TASK GOAL -
Please retype the records below exactly, from the first line through the line containing "ax.patch.set_alpha(0)", and leave out any pictures.

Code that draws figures

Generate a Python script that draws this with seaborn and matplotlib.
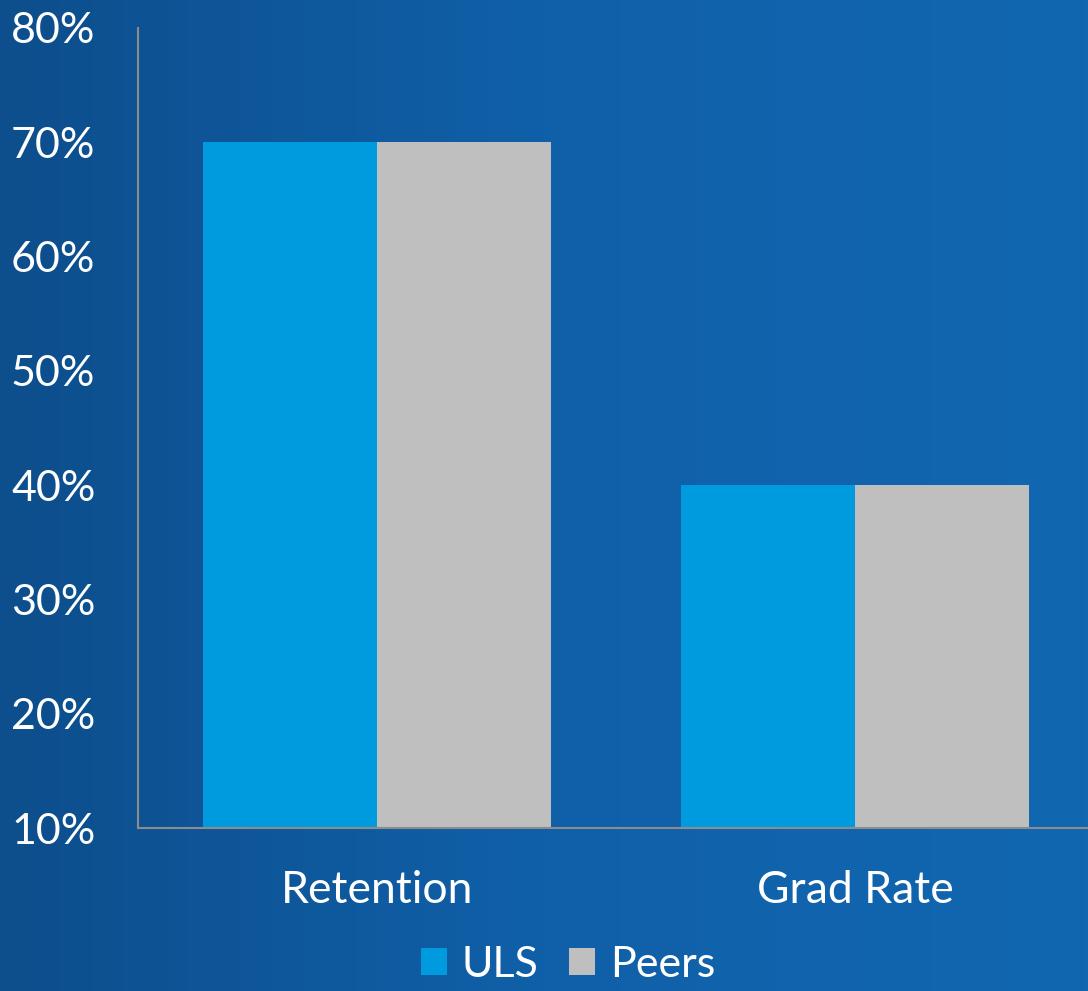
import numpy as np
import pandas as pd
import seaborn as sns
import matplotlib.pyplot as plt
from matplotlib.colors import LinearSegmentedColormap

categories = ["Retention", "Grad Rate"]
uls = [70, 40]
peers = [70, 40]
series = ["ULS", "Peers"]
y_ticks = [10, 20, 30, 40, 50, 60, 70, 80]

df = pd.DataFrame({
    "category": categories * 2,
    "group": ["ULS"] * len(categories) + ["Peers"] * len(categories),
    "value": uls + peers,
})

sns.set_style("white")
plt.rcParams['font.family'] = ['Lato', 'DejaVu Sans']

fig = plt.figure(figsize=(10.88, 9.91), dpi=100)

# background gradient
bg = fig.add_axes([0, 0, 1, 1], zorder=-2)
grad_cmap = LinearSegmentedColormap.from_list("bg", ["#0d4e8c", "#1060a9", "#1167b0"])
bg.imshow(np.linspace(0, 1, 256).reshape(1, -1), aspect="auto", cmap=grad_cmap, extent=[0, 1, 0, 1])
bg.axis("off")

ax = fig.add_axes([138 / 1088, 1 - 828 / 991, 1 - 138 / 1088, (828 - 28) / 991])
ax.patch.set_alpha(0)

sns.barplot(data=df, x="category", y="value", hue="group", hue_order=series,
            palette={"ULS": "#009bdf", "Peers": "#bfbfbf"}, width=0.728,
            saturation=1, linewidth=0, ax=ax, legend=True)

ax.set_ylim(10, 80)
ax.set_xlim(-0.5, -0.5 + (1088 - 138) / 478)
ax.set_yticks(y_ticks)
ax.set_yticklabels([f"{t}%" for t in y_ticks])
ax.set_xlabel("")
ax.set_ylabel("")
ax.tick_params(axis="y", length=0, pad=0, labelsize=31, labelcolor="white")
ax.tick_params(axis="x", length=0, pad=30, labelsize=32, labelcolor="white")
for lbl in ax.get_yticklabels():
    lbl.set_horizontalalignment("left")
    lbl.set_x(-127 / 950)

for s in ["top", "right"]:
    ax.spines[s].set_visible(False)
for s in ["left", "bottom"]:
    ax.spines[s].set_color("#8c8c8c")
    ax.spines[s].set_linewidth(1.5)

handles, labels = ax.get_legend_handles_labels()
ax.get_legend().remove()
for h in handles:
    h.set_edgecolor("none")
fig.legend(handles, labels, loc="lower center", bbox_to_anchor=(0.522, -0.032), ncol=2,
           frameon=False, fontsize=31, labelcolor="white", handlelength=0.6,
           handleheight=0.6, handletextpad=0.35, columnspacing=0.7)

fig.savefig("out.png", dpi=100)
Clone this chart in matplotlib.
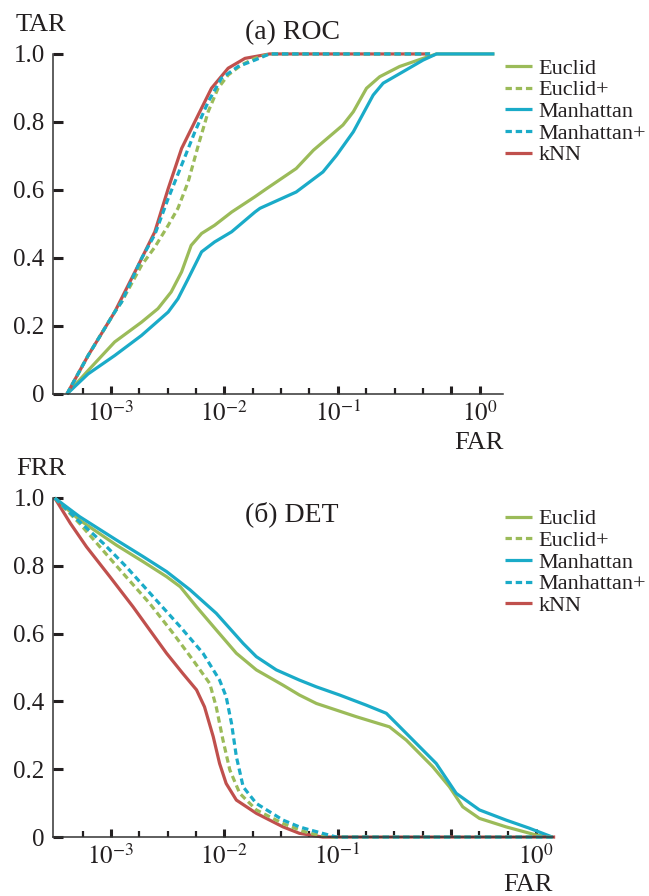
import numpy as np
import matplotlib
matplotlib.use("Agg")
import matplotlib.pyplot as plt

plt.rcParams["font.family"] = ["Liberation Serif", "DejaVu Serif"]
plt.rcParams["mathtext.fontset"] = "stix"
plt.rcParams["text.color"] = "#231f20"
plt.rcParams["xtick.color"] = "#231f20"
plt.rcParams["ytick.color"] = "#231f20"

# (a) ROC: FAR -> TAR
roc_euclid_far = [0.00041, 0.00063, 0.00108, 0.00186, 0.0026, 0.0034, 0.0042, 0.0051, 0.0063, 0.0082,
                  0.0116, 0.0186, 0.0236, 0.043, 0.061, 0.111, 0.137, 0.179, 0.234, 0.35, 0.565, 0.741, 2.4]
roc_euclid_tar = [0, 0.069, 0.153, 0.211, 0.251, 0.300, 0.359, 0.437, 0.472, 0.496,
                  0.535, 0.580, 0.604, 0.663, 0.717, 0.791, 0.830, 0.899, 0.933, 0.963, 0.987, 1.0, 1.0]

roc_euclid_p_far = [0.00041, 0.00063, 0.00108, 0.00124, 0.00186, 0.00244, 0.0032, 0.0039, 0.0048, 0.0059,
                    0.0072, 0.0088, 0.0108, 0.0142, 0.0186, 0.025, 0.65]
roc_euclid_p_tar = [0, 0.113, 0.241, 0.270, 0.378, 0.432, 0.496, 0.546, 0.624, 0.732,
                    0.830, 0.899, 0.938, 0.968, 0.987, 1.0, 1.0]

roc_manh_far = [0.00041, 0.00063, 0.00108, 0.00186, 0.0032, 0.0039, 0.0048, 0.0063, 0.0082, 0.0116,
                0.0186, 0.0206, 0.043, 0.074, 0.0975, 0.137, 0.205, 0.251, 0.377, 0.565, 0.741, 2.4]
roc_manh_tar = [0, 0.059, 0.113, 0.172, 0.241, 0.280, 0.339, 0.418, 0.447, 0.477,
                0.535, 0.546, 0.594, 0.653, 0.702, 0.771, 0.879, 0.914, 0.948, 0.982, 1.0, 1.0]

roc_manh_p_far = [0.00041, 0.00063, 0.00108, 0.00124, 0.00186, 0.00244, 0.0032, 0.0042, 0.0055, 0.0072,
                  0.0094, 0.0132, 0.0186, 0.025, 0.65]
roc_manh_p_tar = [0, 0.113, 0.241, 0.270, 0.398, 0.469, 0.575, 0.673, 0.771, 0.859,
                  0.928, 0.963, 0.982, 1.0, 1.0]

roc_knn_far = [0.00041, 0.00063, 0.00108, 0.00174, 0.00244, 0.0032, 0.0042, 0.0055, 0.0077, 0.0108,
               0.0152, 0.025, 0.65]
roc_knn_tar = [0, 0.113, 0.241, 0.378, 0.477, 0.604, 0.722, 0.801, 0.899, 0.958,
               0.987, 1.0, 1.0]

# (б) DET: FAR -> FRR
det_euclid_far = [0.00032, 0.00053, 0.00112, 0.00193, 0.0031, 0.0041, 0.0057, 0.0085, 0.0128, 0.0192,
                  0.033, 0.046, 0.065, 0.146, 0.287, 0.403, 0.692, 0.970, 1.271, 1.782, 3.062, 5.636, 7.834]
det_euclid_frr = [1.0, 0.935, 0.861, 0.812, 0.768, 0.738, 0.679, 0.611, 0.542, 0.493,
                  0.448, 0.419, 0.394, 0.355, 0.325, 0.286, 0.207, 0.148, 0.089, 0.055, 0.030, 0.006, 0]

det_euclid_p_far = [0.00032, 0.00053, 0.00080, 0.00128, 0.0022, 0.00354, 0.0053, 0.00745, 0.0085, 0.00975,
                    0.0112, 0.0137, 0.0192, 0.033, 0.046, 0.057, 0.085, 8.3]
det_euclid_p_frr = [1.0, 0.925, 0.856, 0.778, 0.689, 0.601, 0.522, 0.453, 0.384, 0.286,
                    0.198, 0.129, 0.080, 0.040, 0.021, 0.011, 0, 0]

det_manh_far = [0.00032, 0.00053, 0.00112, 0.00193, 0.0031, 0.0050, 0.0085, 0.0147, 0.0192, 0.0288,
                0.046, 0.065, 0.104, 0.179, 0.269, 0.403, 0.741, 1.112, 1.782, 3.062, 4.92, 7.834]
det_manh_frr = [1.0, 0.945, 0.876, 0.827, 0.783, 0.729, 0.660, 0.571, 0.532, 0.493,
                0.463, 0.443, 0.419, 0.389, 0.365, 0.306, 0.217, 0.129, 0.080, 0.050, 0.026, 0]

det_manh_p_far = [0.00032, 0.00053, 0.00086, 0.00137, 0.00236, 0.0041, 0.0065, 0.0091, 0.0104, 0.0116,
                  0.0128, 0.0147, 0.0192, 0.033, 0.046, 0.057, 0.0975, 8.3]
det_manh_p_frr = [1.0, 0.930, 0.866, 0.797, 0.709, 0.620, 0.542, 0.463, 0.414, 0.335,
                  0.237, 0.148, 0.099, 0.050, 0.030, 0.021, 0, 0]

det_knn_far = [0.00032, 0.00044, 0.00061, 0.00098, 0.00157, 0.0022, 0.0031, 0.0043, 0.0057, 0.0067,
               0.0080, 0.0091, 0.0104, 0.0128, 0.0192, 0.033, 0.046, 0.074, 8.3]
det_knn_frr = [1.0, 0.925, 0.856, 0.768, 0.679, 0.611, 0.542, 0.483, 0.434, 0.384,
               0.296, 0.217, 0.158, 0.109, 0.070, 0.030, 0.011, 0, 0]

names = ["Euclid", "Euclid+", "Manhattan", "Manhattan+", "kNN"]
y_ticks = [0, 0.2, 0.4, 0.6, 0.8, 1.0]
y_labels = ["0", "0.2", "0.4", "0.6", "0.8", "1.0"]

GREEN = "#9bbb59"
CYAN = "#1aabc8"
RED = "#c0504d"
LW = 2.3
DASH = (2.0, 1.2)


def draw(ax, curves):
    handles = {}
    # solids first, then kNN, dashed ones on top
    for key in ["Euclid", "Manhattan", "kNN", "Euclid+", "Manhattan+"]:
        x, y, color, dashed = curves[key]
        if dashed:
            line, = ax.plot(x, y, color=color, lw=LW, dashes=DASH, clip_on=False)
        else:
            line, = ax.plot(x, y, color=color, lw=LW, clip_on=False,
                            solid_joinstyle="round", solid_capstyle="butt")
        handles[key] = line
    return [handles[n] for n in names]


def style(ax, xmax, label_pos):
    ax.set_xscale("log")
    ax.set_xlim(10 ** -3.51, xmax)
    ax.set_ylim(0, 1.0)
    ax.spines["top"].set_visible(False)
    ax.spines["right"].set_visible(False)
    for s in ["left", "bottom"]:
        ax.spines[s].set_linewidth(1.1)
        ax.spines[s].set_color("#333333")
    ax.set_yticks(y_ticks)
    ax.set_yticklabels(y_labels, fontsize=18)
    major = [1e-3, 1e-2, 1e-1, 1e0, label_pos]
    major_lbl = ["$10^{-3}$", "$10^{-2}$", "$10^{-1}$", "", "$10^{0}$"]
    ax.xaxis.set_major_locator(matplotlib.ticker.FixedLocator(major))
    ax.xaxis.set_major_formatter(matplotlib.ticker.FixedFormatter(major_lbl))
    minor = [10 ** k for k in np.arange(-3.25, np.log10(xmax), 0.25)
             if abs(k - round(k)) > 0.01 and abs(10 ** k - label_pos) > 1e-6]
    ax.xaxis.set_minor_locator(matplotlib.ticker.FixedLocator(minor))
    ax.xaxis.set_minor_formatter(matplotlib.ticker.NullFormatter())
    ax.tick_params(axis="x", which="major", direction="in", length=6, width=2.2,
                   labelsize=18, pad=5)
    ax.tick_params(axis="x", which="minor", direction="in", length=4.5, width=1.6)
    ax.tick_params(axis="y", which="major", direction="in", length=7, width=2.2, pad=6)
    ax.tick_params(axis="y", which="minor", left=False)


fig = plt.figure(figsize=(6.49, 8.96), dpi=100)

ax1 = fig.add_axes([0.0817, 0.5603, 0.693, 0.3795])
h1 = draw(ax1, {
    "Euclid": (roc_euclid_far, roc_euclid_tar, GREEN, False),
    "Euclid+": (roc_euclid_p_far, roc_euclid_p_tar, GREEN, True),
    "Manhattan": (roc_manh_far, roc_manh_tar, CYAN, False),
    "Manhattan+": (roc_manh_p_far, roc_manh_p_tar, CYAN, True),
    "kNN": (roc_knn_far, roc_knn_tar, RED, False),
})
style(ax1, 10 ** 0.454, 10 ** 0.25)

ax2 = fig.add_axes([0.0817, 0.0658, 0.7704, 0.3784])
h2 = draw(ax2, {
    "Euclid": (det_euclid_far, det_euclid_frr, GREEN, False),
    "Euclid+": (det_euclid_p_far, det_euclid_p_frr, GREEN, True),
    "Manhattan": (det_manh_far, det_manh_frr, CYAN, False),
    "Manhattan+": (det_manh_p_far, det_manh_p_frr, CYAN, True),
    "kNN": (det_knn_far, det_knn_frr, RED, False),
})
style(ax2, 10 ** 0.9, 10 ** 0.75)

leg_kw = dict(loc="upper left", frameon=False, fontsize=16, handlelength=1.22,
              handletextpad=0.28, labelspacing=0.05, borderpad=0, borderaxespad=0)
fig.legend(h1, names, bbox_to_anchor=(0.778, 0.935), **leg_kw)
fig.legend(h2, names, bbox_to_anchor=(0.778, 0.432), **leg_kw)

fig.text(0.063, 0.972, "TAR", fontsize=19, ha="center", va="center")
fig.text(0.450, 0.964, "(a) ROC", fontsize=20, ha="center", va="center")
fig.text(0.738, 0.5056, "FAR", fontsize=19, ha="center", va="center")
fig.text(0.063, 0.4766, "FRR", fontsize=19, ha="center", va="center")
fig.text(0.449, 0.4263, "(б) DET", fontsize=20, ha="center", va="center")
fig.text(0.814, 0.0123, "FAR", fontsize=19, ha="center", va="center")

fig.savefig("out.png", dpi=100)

EXERCISE OUTPUT -
Generate a Python script that draws this with seaborn and matplotlib.
import numpy as np
import pandas as pd
import seaborn as sns
import matplotlib.pyplot as plt
from matplotlib.colors import LinearSegmentedColormap

categories = ["Retention", "Grad Rate"]
uls = [70, 40]
peers = [70, 40]
series = ["ULS", "Peers"]
y_ticks = [10, 20, 30, 40, 50, 60, 70, 80]

df = pd.DataFrame({
    "category": categories * 2,
    "group": ["ULS"] * len(categories) + ["Peers"] * len(categories),
    "value": uls + peers,
})

sns.set_style("white")
plt.rcParams['font.family'] = ['Lato', 'DejaVu Sans']

fig = plt.figure(figsize=(10.88, 9.91), dpi=100)

# background gradient
bg = fig.add_axes([0, 0, 1, 1], zorder=-2)
grad_cmap = LinearSegmentedColormap.from_list("bg", ["#0d4e8c", "#1060a9", "#1167b0"])
bg.imshow(np.linspace(0, 1, 256).reshape(1, -1), aspect="auto", cmap=grad_cmap, extent=[0, 1, 0, 1])
bg.axis("off")

ax = fig.add_axes([138 / 1088, 1 - 828 / 991, 1 - 138 / 1088, (828 - 28) / 991])
ax.patch.set_alpha(0)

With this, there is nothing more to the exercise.